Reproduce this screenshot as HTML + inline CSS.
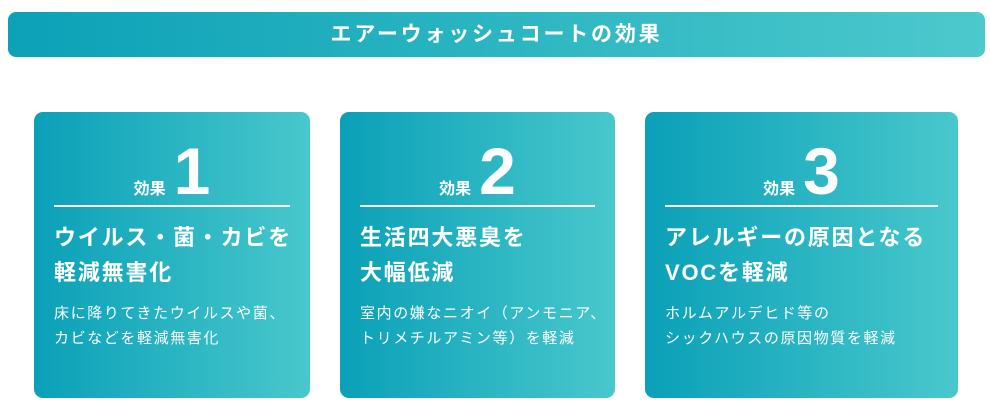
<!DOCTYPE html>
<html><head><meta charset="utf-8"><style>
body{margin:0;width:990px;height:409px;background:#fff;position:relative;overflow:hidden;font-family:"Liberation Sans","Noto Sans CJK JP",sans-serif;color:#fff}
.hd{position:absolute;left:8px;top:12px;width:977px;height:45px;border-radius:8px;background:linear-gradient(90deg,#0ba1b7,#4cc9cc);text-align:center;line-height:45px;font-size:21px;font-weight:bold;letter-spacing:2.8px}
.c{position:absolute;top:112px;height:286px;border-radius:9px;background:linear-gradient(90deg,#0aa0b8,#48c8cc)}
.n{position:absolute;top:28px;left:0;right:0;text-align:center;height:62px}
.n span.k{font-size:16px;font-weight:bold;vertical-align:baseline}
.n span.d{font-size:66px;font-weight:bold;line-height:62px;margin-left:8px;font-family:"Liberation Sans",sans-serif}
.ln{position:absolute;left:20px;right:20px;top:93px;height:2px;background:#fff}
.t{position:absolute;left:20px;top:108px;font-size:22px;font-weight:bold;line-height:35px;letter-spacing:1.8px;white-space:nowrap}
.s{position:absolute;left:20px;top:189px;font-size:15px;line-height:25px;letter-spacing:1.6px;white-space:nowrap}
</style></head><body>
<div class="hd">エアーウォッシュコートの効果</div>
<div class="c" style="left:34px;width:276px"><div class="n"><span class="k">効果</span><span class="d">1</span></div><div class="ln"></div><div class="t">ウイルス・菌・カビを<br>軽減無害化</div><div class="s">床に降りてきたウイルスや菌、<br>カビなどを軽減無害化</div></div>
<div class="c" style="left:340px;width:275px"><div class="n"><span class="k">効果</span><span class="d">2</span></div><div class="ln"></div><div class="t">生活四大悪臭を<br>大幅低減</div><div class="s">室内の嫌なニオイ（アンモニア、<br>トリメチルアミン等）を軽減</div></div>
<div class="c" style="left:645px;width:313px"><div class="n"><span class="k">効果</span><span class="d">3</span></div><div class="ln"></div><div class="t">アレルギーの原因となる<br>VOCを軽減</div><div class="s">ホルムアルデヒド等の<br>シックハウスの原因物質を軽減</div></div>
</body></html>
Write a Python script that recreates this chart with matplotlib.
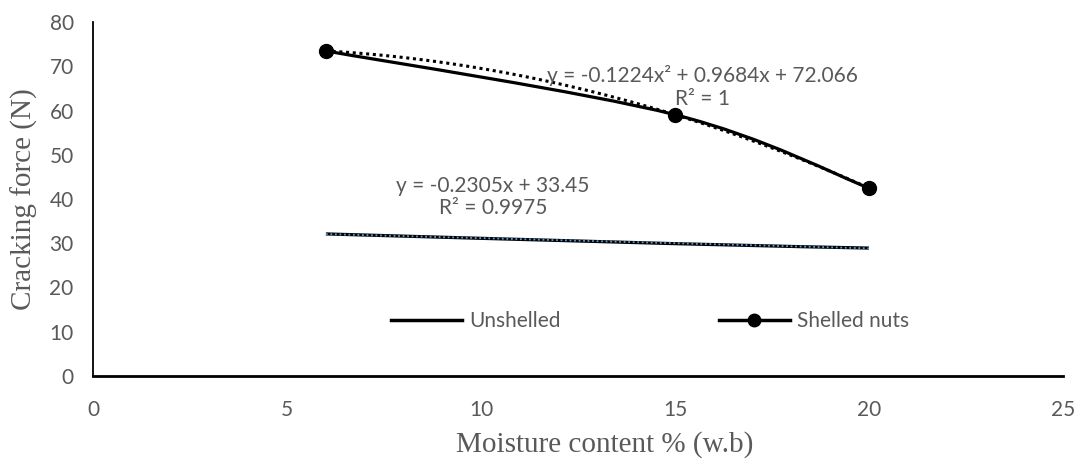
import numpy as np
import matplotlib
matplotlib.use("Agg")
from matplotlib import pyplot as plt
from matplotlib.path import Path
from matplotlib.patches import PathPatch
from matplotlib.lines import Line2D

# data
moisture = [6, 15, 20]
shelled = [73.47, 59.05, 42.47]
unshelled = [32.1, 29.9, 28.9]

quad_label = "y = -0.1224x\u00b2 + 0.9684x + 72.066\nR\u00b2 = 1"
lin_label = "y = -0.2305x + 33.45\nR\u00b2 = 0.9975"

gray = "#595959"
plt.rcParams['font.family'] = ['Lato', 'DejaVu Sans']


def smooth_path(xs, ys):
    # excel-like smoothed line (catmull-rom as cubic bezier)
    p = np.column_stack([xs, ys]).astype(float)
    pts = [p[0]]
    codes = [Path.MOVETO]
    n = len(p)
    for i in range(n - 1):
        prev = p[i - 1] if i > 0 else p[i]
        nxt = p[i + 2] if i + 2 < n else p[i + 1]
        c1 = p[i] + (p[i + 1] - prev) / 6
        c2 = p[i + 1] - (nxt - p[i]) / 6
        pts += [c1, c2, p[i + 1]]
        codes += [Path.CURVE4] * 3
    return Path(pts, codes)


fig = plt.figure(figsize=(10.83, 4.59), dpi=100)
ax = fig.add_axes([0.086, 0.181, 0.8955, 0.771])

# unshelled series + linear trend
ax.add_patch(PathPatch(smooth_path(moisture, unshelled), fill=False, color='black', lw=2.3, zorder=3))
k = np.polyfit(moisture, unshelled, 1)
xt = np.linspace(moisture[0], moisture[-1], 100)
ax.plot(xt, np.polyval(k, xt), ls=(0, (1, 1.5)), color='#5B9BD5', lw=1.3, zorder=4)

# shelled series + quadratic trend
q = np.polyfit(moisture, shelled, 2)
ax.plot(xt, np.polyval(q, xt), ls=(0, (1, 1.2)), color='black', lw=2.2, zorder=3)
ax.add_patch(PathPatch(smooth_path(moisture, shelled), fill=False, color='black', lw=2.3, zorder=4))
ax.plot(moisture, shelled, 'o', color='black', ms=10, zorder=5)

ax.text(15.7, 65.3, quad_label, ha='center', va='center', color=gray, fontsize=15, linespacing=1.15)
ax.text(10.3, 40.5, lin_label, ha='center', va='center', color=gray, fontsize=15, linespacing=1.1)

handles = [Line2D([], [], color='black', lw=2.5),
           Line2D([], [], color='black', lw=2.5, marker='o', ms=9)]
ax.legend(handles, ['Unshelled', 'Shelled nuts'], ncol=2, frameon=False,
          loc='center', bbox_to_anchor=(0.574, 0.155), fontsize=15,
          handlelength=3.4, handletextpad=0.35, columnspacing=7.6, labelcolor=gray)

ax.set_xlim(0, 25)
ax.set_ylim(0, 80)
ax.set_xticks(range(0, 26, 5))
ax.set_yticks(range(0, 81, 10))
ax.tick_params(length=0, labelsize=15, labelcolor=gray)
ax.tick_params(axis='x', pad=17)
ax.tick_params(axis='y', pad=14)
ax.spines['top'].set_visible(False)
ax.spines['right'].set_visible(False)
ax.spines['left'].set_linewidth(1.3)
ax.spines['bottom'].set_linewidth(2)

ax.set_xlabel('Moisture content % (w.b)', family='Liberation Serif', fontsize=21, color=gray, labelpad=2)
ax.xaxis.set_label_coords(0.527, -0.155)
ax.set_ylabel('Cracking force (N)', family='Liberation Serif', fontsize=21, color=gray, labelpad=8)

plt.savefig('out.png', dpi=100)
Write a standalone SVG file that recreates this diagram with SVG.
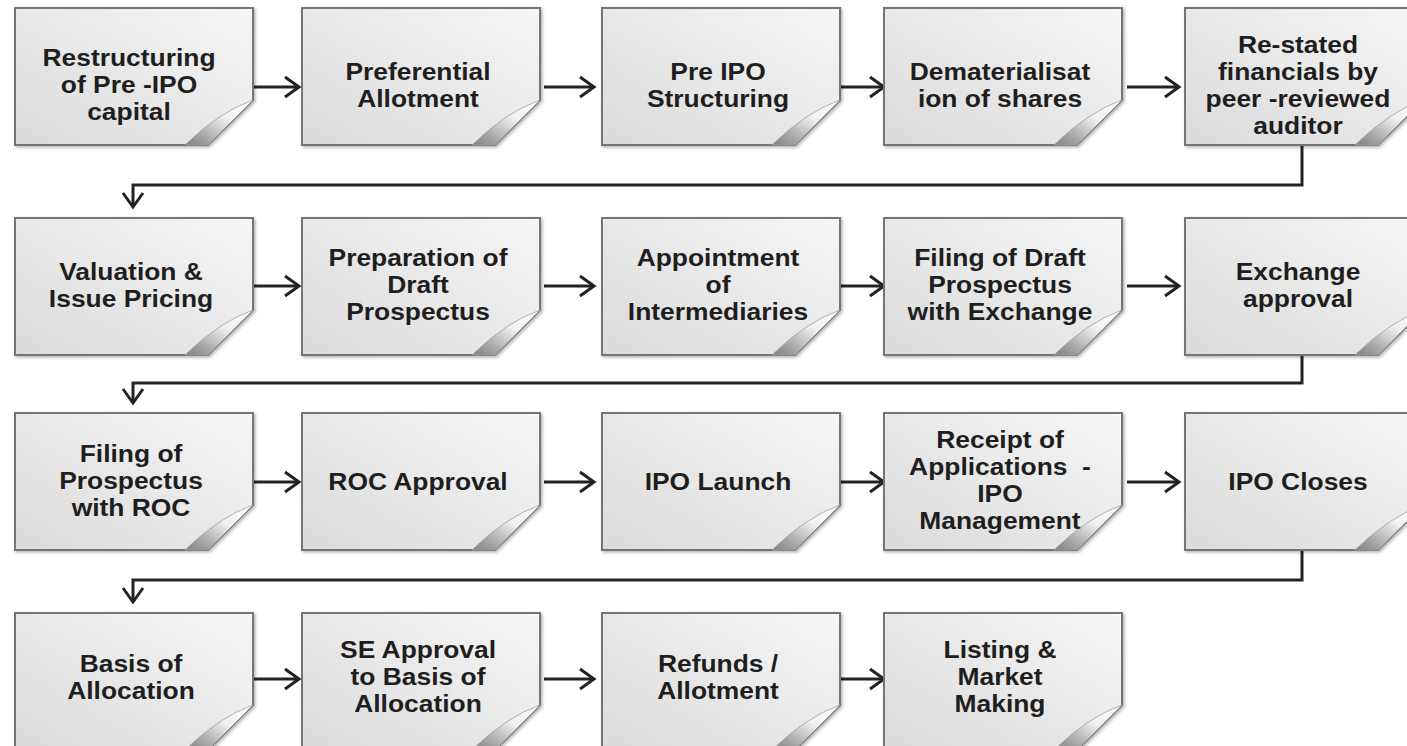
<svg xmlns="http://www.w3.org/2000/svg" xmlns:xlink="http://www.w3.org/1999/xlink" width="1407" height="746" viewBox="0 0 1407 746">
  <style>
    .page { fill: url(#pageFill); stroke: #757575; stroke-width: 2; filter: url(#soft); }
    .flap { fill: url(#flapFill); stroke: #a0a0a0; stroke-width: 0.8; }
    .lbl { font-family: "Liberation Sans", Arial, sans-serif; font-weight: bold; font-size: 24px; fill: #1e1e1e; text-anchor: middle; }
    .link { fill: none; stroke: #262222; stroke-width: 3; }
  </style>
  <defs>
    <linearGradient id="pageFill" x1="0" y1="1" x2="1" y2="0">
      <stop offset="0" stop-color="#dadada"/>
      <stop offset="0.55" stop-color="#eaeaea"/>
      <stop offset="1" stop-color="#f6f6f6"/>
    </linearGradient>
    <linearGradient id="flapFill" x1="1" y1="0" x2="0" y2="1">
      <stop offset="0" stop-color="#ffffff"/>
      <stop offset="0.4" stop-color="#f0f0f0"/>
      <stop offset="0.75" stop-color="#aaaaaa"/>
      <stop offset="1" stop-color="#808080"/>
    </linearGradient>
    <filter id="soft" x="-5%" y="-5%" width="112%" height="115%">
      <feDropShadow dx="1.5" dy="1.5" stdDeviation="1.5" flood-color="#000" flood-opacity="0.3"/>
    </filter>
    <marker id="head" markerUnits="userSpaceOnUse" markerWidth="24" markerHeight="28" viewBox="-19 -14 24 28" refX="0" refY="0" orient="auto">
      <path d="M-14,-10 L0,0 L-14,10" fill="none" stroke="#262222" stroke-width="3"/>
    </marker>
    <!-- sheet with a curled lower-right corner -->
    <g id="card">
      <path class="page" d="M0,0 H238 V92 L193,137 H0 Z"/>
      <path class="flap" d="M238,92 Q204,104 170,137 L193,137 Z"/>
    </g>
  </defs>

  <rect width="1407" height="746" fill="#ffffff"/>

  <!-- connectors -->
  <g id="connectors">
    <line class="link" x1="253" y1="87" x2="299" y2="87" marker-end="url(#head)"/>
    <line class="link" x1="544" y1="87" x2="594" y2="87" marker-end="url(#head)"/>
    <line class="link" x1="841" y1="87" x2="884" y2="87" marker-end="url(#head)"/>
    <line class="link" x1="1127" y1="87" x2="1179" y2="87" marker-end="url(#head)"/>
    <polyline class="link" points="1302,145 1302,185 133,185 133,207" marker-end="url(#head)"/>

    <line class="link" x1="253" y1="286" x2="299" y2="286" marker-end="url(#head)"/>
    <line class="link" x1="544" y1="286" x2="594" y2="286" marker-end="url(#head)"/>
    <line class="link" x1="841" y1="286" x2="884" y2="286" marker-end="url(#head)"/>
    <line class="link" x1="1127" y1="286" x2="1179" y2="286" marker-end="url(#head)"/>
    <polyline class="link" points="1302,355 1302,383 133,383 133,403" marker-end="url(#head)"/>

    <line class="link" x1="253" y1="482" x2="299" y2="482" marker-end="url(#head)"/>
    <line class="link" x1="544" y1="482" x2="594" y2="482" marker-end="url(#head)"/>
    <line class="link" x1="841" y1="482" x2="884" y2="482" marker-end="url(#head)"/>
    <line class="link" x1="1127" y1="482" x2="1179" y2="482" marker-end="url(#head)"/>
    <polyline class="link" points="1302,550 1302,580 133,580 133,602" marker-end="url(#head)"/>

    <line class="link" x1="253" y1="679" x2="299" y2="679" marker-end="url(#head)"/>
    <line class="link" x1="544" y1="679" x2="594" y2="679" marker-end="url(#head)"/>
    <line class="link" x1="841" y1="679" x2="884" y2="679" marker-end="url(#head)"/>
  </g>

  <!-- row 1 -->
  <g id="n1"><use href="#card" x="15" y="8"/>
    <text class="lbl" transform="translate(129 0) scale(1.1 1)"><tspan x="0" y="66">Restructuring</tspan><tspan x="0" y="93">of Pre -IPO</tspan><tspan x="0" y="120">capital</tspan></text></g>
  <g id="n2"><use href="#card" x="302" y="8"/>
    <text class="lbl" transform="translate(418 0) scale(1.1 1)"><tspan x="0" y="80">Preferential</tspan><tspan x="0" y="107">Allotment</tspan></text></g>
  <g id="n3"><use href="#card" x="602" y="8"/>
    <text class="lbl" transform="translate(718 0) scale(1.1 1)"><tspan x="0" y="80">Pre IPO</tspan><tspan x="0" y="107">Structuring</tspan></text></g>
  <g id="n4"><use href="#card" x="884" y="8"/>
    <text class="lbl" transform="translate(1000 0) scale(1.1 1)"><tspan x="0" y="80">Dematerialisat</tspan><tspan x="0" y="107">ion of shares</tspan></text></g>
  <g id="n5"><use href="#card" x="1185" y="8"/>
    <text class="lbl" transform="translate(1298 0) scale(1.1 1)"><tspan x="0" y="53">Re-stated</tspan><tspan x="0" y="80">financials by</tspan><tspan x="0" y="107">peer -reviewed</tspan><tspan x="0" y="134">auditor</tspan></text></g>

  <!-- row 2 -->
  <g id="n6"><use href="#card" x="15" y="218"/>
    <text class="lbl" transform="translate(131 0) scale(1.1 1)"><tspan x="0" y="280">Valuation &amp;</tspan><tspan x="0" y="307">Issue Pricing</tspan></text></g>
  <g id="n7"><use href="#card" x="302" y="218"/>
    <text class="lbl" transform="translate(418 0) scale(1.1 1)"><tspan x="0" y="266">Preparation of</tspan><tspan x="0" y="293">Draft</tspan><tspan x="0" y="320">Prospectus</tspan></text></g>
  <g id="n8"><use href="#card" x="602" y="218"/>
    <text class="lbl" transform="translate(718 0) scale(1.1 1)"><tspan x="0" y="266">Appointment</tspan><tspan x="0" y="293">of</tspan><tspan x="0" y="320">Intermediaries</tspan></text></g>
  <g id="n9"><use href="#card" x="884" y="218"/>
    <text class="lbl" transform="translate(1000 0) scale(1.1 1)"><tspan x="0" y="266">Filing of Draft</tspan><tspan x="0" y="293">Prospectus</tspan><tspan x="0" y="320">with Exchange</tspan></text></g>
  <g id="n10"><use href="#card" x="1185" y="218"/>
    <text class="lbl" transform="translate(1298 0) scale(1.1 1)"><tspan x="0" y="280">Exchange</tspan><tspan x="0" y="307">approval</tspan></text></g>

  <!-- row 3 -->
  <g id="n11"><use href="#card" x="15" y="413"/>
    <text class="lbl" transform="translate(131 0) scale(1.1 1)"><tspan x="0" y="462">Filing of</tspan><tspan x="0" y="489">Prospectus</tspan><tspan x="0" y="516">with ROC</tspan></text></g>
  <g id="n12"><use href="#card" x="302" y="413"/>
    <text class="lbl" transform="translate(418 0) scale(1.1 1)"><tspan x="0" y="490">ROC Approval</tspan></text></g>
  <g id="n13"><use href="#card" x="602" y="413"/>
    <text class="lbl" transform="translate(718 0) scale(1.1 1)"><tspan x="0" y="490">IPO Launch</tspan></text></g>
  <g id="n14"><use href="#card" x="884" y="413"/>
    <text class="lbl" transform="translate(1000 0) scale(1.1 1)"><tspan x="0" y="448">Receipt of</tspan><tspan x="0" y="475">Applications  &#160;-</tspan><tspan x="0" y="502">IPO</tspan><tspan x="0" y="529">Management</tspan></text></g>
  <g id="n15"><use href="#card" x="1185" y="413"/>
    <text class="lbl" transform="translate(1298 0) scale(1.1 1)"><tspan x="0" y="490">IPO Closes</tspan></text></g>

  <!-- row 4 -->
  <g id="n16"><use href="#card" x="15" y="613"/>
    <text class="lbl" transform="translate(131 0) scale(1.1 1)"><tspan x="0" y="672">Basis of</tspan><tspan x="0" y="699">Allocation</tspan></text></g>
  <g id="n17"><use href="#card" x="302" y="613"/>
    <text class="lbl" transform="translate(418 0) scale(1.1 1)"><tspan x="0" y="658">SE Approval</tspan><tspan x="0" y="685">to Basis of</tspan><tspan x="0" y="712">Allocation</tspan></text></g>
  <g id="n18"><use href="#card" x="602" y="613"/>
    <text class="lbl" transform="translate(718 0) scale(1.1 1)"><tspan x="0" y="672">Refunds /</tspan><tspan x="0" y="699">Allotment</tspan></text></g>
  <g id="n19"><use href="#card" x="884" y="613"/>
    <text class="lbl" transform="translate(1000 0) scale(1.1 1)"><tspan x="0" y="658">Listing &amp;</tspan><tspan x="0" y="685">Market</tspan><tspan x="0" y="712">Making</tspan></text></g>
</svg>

◆ ◆ ◆

> [Directions]: Scan the records for the string "recreates". Copy each line in which it appears.

> [Answer to the task]:
Write a Python script that recreates this chart with matplotlib.
Write a standalone SVG file that recreates this diagram with SVG.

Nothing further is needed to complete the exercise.